In Brampton, Ontario, Dr. Garvey spoke at another flag-raising event, and at the JAMBANA One World Festival founded by the late Denise Jones and her husband, Allan, and now produced by their sons, Jesse and Jerimi.
“We are here not only to mark this significant date of Emancipation, but to give thanks and appreciation to those ancestors, such as Jamaican hero, Marcus Mosiah Garvey, who was a ... political activist and the founder and first president-general of the UNIA (Universal Negro Improvement Association and African Communities League) in 1914. (He) influenced a generation of civil rights leaders including Martin Luther King Jr., Malcolm X, and, of course, Bob Marley,” said Marjorie Taylor, Brampton’s 2015 Citizen of the Year, who received the Emancipation proclamation alongside Dr. Garvey.
She urged the audience to learn from the past in order to effect positive change for present and future generations.
The City has proclaimed August 1, Emancipation Day, since 1998 and Emancipation Month in August since 2019, and has officially recognised the International Decade for People of African Descent (2015 to 2024) since March 2019.
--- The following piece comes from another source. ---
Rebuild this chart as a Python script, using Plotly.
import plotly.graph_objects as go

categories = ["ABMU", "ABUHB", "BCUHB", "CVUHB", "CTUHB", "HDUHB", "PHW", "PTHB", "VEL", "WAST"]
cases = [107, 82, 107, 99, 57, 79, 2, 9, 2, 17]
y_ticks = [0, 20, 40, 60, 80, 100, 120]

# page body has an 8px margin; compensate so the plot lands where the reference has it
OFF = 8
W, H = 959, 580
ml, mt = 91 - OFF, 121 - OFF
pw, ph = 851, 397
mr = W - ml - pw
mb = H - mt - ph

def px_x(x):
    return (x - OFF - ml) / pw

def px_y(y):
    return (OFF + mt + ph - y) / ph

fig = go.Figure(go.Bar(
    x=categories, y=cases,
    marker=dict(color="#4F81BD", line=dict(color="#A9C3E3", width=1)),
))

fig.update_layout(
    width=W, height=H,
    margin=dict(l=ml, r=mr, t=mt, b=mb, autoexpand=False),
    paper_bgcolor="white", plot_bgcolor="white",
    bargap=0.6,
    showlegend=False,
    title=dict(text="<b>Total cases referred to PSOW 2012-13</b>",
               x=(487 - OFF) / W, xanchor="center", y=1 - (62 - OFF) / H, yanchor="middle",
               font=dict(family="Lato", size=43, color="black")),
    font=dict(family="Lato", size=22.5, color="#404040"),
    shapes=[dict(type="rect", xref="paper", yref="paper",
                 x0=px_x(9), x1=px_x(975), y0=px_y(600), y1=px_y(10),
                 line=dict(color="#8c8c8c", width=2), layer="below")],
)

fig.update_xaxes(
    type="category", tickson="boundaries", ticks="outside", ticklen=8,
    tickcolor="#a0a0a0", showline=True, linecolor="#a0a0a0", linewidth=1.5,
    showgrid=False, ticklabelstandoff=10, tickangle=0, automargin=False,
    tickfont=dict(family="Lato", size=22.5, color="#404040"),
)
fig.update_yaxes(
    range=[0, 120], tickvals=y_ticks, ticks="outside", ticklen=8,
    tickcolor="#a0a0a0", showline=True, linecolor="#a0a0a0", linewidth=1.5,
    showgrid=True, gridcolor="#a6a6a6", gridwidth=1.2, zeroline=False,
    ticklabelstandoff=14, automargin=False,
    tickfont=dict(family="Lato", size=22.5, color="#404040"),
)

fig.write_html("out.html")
On August 1, 1834, the Slavery Abolition Act of 1833 came into effect across the British empire, emancipating more than 800,000 enslaved Africans in British-controlled regions around the world, including Canada.
In 2021, the government of Canada officially designated August 1 as Emancipation Day across Canada. Throughout the month of August, Toronto residents may participate in a range of events designed to empower and celebrate black Torontonians.